Avec l'arrivée de la règlementation de mars 2011, les choses sont encore plus compliquées ; il faut en effet un capital initial et un accord de financement pour faire son dossier ERDF. On ne peut donc être sûr du prix de vente de l'électricité qu'après avoir obtenu son prêt ; essayez d'expliquer ça à un banquier.

Donc, de mon cas particulier, j'en conclu que :
- Soit vous avez un dossier ultra béton avec un apport personnel, et il y a au moins le Crédit Agricole qui peut vous suivre sans garanties absurdes.
- Soit vous avez un dossier peu ou moyennement consistant, et il vous faudra vous retourner vers des banques qui proposent de bons taux, mais en vous demandant des garanties pouvant être disproportionnées avec la somme empruntée (en général de grosses hypothèques).

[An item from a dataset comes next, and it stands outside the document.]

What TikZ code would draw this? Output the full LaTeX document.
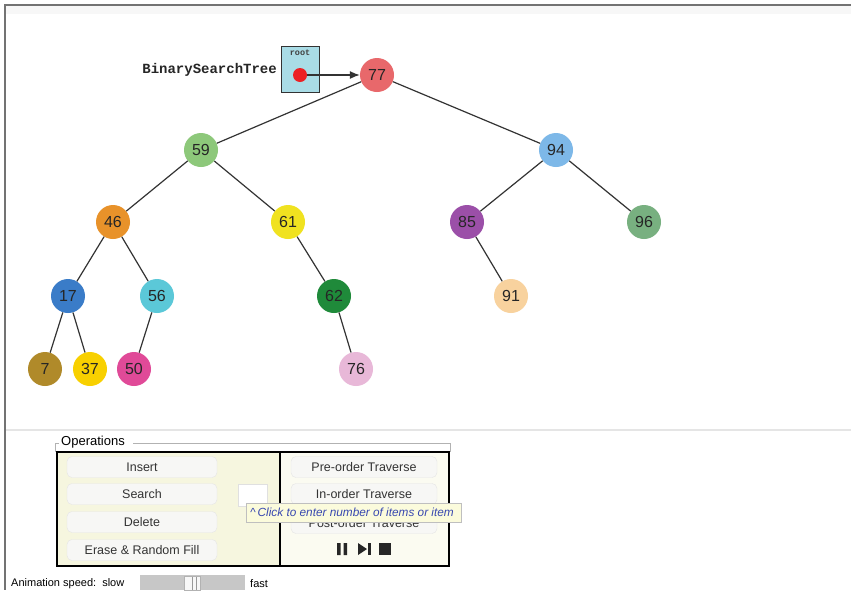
\documentclass[tikz,border=0pt]{standalone}
\usepackage{fontspec}
\setmainfont{Liberation Sans}
\newfontfamily\codefont{Liberation Mono}
\usetikzlibrary{arrows.meta}
\definecolor{edgegray}{HTML}{333333}
\definecolor{panelfill}{HTML}{F6F6DF}
\definecolor{btnfill}{HTML}{F7F7F5}
\definecolor{tipfill}{HTML}{FBFBDC}
\definecolor{tipblue}{HTML}{3848B0}
\definecolor{rootfill}{HTML}{A9DCE6}
\begin{document}
\begin{tikzpicture}[x=1pt,y=-1pt,
  bst/.style={circle,minimum size=34pt,inner sep=0pt,font=\fontsize{16}{16}\selectfont,text=black!85},
  link/.style={draw=edgegray,line width=1.2pt},
  btn/.style={draw=black!10,fill=btnfill,rounded corners=5pt,minimum width=150pt,minimum height=21pt,inner sep=0pt,font=\fontsize{12.5}{13}\selectfont,text=black!80},
  rbtn/.style={btn,minimum width=146pt},
  ui/.style={inner sep=0pt,font=\fontsize{11}{12}\selectfont}]
\useasboundingbox (0,0) rectangle (851,590);
\fill[white] (0,0) rectangle (851,590);
% window frame and separator
\draw[black!55,line width=1.6pt] (851,5) -- (5,5) -- (5,590);
\fill[black!3] (6,6) rectangle (851,14);
\draw[black!10,line width=2pt] (6,430) -- (851,430);

% tree nodes
\node[bst,fill={rgb,255:red,232;green,104;blue,107}] (n77) at (377,75) {77};
\node[bst,fill={rgb,255:red,141;green,200;blue,122}] (n59) at (201,150) {59};
\node[bst,fill={rgb,255:red,125;green,184;blue,232}] (n94) at (556,150) {94};
\node[bst,fill={rgb,255:red,232;green,146;blue,42}] (n46) at (113,222) {46};
\node[bst,fill={rgb,255:red,240;green,226;blue,32}] (n61) at (288,222) {61};
\node[bst,fill={rgb,255:red,155;green,79;blue,168}] (n85) at (467,222) {85};
\node[bst,fill={rgb,255:red,120;green,176;blue,128}] (n96) at (644,222) {96};
\node[bst,fill={rgb,255:red,58;green,124;blue,200}] (n17) at (68,296) {17};
\node[bst,fill={rgb,255:red,91;green,200;blue,216}] (n56) at (157,296) {56};
\node[bst,fill={rgb,255:red,31;green,138;blue,58}] (n62) at (334,296) {62};
\node[bst,fill={rgb,255:red,248;green,210;blue,158}] (n91) at (511,296) {91};
\node[bst,fill={rgb,255:red,176;green,138;blue,42}] (n7) at (45,369) {7};
\node[bst,fill={rgb,255:red,248;green,208;blue,0}] (n37) at (90,369) {37};
\node[bst,fill={rgb,255:red,224;green,74;blue,152}] (n50) at (134,369) {50};
\node[bst,fill={rgb,255:red,232;green,184;blue,216}] (n76) at (356,369) {76};

% tree links
\draw[link] (n77) -- (n59);
\draw[link] (n77) -- (n94);
\draw[link] (n59) -- (n46);
\draw[link] (n59) -- (n61);
\draw[link] (n94) -- (n85);
\draw[link] (n94) -- (n96);
\draw[link] (n46) -- (n17);
\draw[link] (n46) -- (n56);
\draw[link] (n61) -- (n62);
\draw[link] (n85) -- (n91);
\draw[link] (n17) -- (n7);
\draw[link] (n17) -- (n37);
\draw[link] (n56) -- (n50);
\draw[link] (n62) -- (n76);

% root pointer
\node[anchor=east,inner sep=0pt,font=\codefont\bfseries\fontsize{14}{14}\selectfont,text=black!85] (bstlabel) at (277,70) {BinarySearchTree};
\node[draw=black!80,fill=rootfill,line width=0.8pt,minimum width=38pt,minimum height=46pt,inner sep=0pt] (rootbox) at (300,69) {};
\node[inner sep=0pt,font=\codefont\bfseries\fontsize{8.5}{8.5}\selectfont,text=black!75] (roottxt) at (300,53) {root};
\node[circle,fill={rgb,255:red,236;green,32;blue,36},minimum size=14pt,inner sep=0pt] (rootdot) at (300,75) {};
\draw[edgegray,line width=1.2pt,-{Latex[length=10pt,width=8pt]}] (rootdot) -- (n77);

% operations panel
\draw[black!30,line width=0.6pt] (55,452) -- (55,443) -- (59,443);
\draw[black!30,line width=0.6pt] (133,443) -- (450,443) -- (450,452);
\node[ui,anchor=west,font=\fontsize{13}{13}\selectfont] (opstitle) at (61,442) {Operations};
\draw[black,line width=1.8pt,fill=panelfill] (57,452) rectangle (449,566);
\draw[black,line width=1.8pt] (280,452) -- (280,566);
\fill[white!55!panelfill] (281,453) rectangle (448,565);

\node[btn] (insert) at (142,467) {Insert};
\node[btn] (search) at (142,494) {Search};
\node[btn] (delete) at (142,522) {Delete};
\node[btn] (erase) at (142,550) {Erase \& Random Fill};
\node[draw=black!12,fill=white,minimum width=29pt,minimum height=22pt,inner sep=0pt] (itembox) at (253,495) {};

\node[rbtn] (preorder) at (364,467) {Pre-order Traverse};
\node[rbtn] (inorder) at (364,494) {In-order Traverse};
\node[rbtn] (postorder) at (364,523) {Post-order Traverse};

% playback controls
\fill[black!85] (337,543) rectangle (340.5,555) (343.5,543) rectangle (347,555);
\fill[black!85] (358,543) -- (367,549) -- (358,555) -- cycle;
\fill[black!85] (367.5,543) rectangle (370.5,555);
\fill[black!85] (379,543) rectangle (391,555);
\coordinate (ctrls) at (364,549);

% tooltip
\node[draw=black!25,fill=tipfill,minimum width=215pt,minimum height=19pt,inner sep=0pt,anchor=west] (tooltip) at (246,512.5) {};
\node[ui,anchor=west,text=tipblue,font=\itshape\fontsize{11.8}{12}\selectfont] (tiptext) at (250,512.5) {\textasciicircum\,Click to enter number of items or item};

% animation speed slider
\node[ui,anchor=west] (speedlbl) at (11,584) {Animation speed:\ \ slow};
\fill[black!22] (140,575) rectangle (245,590);
\node[draw=black!30,fill=black!3,minimum width=16pt,minimum height=14pt,inner sep=0pt] (thumb) at (192,583) {};
\draw[black!40,line width=0.6pt] (192,577) -- (192,590) (196,577) -- (196,590);
\node[ui,anchor=west] (fastlbl) at (250,584) {fast};
\end{tikzpicture}
\end{document}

Je trouve tout de même très étonnant qu'avec l'engouement extraordinaire qui existe en 2010 pour le photovoltaïque, que les banques ne soient pas encore organisées en conséquence. Vu les sommes brassées annuellement par le secteur photovoltaïque, elles devraient avoir des départements spécialisés sur l'évaluation des solutions techniques, des différents intervenants et du sérieux de l'organisation des projets. Et bien non, sauf cas particuliers, les banques ne savent pas évaluer un projet et ne sont pas capables d'évaluer le risque financier de chaque projet photovoltaïque ; d'où cette propension à demander systématiquement des hypothèques.